● TASK DETAILS:
Below are some records; quote exactly the lines from the one that contains "Clone this chart in Chart.js." through the one that contains "const yTicks = [0, 5, 10, 15, 20, 25, 30, 35];", inclusive, and no others.

● PROVIDED DATA:
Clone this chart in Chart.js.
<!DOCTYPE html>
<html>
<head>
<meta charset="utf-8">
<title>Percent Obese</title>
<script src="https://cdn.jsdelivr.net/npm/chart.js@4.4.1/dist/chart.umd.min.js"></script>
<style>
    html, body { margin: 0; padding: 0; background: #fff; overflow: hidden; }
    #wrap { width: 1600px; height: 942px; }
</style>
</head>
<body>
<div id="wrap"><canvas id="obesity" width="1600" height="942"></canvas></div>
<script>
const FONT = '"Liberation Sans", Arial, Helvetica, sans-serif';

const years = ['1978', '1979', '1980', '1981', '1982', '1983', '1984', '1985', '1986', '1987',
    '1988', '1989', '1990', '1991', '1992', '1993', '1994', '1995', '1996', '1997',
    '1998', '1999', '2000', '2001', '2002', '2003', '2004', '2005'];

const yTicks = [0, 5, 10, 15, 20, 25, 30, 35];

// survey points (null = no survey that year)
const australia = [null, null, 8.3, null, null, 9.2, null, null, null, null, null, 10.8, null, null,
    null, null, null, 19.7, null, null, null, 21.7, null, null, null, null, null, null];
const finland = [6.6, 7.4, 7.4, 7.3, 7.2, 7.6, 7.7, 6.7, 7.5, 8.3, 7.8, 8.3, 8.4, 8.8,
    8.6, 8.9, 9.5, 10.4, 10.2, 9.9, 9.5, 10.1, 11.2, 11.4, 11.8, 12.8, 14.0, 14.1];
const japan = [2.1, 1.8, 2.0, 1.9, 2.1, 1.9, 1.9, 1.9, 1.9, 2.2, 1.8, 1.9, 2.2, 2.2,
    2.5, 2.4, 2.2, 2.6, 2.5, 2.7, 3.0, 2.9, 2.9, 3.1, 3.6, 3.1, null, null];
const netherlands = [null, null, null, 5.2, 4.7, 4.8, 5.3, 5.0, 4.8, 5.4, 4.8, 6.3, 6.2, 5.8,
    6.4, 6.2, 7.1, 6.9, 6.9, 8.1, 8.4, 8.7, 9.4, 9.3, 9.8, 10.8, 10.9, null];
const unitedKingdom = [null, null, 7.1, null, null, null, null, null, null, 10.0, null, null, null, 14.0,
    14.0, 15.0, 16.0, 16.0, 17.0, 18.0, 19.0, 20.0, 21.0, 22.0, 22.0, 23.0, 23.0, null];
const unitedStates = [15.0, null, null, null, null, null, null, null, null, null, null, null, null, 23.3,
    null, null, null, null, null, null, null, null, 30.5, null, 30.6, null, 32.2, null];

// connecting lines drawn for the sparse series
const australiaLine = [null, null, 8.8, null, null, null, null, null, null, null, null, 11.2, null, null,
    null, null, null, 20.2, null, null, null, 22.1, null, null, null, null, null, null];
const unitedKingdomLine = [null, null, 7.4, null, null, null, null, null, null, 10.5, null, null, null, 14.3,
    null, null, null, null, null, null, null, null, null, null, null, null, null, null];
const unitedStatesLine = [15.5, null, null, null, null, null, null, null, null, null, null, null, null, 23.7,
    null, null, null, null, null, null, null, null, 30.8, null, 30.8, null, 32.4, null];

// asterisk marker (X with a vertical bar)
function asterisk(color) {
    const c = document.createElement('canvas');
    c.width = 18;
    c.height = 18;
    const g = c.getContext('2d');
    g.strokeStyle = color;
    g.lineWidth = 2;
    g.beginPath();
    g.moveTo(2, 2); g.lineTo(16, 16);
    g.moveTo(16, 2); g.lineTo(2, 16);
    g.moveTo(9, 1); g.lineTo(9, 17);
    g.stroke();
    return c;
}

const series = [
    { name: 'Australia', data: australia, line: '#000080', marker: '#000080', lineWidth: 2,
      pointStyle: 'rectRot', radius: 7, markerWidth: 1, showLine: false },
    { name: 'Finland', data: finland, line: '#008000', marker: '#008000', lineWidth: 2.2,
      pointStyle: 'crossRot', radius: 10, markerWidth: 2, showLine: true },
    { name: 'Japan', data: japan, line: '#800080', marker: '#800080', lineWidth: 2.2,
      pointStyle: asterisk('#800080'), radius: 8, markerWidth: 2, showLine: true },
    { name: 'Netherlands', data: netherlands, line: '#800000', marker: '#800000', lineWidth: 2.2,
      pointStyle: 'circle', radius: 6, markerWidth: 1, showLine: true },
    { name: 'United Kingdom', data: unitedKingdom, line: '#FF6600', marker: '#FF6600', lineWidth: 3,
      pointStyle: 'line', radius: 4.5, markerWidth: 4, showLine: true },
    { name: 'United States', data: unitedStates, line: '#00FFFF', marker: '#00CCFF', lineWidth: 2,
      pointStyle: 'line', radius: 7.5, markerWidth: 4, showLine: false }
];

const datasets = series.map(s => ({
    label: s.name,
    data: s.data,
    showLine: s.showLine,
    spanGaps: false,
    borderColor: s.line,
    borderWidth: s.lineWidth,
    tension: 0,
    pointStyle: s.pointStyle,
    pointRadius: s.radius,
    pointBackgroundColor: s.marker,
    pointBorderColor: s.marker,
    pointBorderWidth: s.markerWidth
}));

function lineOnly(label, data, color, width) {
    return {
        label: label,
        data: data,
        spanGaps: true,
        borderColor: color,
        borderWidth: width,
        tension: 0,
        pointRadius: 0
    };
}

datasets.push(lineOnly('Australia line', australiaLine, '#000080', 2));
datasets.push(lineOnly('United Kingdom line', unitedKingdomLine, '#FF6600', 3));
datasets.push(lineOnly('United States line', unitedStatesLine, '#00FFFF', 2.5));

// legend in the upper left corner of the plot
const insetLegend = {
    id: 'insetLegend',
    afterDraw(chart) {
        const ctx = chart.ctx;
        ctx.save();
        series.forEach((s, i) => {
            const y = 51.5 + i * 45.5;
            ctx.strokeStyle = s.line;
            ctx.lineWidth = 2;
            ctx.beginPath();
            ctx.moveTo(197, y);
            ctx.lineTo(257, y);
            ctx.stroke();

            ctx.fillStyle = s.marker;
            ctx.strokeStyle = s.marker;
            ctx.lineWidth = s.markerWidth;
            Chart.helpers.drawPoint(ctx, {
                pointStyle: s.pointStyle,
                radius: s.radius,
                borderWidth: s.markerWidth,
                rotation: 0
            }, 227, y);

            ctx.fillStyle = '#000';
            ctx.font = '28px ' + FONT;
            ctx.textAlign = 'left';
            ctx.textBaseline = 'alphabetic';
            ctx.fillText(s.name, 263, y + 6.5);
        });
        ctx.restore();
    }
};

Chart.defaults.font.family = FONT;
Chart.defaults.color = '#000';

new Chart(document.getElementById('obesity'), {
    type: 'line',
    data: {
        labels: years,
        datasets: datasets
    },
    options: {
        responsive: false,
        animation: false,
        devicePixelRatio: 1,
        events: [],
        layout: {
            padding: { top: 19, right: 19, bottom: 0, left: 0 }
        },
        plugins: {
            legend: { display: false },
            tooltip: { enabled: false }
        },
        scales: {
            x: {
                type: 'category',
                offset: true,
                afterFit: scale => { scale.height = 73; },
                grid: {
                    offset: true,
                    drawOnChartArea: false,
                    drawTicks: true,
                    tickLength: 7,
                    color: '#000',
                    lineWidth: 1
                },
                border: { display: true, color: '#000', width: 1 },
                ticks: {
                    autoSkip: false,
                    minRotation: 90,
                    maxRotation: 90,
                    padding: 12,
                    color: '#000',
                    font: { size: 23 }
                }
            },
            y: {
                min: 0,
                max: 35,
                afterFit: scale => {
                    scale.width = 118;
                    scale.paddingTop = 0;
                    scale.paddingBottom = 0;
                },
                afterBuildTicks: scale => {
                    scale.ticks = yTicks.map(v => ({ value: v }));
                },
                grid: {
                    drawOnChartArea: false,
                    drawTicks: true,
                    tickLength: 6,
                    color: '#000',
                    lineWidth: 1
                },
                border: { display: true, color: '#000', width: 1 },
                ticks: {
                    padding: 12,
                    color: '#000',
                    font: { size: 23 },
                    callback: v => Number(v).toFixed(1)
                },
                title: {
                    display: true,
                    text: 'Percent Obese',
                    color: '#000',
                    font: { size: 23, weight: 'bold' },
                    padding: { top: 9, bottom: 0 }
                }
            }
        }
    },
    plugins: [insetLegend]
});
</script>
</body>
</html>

---

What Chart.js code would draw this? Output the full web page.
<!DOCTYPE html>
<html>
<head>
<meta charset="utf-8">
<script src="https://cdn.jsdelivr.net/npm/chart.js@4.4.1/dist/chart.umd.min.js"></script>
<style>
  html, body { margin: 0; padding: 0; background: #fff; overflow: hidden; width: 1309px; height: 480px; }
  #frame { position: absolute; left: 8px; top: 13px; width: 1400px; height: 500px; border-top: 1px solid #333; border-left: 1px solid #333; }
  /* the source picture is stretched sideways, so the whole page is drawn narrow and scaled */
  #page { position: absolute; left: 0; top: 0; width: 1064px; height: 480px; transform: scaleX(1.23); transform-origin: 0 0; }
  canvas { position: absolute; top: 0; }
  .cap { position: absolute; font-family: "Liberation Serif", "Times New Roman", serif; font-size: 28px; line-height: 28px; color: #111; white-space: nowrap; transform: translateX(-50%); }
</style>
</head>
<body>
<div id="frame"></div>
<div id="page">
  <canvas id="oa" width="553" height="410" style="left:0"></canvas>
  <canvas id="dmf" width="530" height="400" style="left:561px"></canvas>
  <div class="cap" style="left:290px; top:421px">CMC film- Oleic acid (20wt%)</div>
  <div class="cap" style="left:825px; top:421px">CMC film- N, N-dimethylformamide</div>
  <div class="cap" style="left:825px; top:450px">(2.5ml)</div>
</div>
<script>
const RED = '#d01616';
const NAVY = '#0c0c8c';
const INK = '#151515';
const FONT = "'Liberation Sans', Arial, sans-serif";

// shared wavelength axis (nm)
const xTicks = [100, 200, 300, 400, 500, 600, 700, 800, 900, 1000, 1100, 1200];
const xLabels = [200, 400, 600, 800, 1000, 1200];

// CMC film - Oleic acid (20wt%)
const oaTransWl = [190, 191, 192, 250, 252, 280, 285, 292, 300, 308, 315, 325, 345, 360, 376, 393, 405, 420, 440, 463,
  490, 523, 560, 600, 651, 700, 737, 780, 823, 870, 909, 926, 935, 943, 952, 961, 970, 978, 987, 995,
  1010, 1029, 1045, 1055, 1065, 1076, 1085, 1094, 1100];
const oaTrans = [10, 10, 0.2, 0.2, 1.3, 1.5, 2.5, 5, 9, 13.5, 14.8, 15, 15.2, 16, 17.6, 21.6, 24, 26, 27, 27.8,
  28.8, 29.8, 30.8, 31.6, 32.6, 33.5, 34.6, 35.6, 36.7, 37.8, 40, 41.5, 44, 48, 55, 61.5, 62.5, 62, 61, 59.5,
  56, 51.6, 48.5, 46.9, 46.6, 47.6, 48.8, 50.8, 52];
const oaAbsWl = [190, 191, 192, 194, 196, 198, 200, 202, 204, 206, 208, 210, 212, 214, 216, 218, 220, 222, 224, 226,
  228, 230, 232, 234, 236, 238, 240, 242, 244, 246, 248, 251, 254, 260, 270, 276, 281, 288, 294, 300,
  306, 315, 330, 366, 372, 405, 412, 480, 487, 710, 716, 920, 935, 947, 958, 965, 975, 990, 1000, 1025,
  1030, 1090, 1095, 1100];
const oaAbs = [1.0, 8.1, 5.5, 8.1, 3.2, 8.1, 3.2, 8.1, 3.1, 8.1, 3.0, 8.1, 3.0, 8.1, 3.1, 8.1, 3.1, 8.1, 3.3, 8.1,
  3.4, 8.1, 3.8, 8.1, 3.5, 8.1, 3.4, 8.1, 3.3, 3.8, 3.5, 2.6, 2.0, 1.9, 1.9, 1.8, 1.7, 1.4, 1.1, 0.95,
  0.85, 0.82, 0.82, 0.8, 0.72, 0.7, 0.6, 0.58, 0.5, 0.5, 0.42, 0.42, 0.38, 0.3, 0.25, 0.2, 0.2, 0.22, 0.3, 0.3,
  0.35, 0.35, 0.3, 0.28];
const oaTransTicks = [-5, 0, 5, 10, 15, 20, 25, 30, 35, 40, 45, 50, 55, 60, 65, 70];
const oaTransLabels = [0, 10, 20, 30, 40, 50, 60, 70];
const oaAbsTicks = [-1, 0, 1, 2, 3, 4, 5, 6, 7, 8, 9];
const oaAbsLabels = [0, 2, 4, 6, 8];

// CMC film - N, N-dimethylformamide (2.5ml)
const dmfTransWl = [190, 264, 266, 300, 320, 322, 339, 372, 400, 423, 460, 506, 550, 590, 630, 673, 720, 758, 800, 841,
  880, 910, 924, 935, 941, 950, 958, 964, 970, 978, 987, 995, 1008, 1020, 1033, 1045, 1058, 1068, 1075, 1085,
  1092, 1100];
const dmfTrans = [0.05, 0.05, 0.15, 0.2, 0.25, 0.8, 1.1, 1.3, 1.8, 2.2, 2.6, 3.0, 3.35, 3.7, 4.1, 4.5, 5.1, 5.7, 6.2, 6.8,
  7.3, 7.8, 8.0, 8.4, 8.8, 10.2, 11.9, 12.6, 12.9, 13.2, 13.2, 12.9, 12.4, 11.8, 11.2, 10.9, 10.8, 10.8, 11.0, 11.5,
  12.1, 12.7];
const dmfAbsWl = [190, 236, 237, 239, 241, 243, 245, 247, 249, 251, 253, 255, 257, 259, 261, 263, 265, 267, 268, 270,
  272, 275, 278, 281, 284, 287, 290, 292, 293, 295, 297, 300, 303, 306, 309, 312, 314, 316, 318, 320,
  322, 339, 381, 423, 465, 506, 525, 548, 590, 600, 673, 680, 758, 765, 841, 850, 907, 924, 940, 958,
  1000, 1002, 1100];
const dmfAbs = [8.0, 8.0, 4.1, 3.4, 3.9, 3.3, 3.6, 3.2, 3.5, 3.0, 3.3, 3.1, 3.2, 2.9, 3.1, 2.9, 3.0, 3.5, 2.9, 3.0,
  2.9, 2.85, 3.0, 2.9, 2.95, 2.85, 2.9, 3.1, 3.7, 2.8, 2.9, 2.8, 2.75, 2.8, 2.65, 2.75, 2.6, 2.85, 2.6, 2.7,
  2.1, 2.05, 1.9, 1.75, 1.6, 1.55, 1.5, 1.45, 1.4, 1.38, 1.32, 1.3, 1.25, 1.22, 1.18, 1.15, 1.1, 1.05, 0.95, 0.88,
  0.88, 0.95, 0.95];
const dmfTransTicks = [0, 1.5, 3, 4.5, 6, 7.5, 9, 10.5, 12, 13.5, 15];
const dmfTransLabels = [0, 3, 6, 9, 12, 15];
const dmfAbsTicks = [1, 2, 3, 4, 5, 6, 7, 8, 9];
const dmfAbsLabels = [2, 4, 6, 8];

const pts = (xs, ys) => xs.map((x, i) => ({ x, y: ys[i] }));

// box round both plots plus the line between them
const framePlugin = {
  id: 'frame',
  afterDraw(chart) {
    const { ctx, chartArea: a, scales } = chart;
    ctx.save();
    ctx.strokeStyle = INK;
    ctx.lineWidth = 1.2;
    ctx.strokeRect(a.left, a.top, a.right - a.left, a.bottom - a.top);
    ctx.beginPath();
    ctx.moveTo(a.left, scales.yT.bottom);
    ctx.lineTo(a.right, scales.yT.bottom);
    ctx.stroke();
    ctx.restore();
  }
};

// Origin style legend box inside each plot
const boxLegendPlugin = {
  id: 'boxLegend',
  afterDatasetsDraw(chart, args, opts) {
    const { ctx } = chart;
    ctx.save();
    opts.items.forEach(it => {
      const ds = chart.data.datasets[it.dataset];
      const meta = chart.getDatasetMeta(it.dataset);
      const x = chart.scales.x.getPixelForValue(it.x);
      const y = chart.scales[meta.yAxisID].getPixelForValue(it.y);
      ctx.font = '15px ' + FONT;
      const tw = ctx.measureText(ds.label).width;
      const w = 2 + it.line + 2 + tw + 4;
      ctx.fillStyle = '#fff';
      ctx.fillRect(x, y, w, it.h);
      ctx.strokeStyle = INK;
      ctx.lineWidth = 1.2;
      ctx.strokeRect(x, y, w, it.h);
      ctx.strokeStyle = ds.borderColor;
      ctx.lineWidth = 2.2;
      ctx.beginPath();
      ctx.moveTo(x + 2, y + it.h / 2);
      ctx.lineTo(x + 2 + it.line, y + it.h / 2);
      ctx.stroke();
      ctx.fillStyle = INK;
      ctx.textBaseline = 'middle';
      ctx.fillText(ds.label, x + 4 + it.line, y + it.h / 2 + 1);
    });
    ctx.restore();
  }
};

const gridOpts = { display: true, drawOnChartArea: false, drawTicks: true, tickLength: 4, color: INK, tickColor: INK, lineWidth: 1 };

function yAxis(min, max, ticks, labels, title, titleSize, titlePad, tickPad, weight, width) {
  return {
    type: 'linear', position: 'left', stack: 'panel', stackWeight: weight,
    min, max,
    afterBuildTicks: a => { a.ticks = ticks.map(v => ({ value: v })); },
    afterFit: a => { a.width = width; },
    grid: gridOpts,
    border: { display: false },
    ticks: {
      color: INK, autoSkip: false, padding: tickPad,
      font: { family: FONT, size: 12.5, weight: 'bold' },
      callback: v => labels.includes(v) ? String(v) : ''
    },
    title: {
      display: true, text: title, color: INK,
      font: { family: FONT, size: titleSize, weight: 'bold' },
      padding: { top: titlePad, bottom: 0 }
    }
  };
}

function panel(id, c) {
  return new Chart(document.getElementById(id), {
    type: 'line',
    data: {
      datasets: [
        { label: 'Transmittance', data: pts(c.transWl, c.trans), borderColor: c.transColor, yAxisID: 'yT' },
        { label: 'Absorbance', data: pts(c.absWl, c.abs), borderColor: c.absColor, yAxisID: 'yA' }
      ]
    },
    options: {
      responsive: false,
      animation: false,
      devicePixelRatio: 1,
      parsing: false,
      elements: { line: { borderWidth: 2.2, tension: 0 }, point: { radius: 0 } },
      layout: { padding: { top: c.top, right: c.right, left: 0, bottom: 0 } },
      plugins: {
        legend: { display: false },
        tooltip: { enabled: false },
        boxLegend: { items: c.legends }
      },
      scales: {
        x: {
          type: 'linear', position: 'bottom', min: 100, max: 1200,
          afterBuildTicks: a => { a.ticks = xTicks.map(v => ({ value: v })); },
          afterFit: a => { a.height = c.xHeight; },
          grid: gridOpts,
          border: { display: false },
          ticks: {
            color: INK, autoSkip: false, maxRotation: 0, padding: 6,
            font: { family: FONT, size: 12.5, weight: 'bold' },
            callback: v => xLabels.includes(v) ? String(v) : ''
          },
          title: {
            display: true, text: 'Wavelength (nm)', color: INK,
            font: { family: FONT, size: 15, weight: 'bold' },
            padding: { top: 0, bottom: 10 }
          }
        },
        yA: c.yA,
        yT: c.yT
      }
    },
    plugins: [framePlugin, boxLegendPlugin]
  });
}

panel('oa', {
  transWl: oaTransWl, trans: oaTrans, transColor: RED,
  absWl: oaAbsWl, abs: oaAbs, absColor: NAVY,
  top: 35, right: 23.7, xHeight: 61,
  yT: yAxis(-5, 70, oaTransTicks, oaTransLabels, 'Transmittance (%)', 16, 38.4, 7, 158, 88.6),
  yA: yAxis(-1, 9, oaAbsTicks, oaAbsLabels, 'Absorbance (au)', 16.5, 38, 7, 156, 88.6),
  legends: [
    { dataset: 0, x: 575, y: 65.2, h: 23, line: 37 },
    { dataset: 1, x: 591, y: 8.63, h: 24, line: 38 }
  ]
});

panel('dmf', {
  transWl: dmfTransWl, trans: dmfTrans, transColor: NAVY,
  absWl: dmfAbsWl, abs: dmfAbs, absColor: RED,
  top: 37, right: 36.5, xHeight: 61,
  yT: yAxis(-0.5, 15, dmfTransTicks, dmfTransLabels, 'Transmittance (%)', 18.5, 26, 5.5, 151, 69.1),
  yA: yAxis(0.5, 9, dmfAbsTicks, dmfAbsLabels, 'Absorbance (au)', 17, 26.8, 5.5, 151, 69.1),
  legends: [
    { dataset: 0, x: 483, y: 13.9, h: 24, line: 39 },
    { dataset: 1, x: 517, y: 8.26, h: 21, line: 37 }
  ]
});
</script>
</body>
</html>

● COMPLETE RESPONSE:
Clone this chart in Chart.js.
<!DOCTYPE html>
<html>
<head>
<meta charset="utf-8">
<title>Percent Obese</title>
<script src="https://cdn.jsdelivr.net/npm/chart.js@4.4.1/dist/chart.umd.min.js"></script>
<style>
    html, body { margin: 0; padding: 0; background: #fff; overflow: hidden; }
    #wrap { width: 1600px; height: 942px; }
</style>
</head>
<body>
<div id="wrap"><canvas id="obesity" width="1600" height="942"></canvas></div>
<script>
const FONT = '"Liberation Sans", Arial, Helvetica, sans-serif';

const years = ['1978', '1979', '1980', '1981', '1982', '1983', '1984', '1985', '1986', '1987',
    '1988', '1989', '1990', '1991', '1992', '1993', '1994', '1995', '1996', '1997',
    '1998', '1999', '2000', '2001', '2002', '2003', '2004', '2005'];

const yTicks = [0, 5, 10, 15, 20, 25, 30, 35];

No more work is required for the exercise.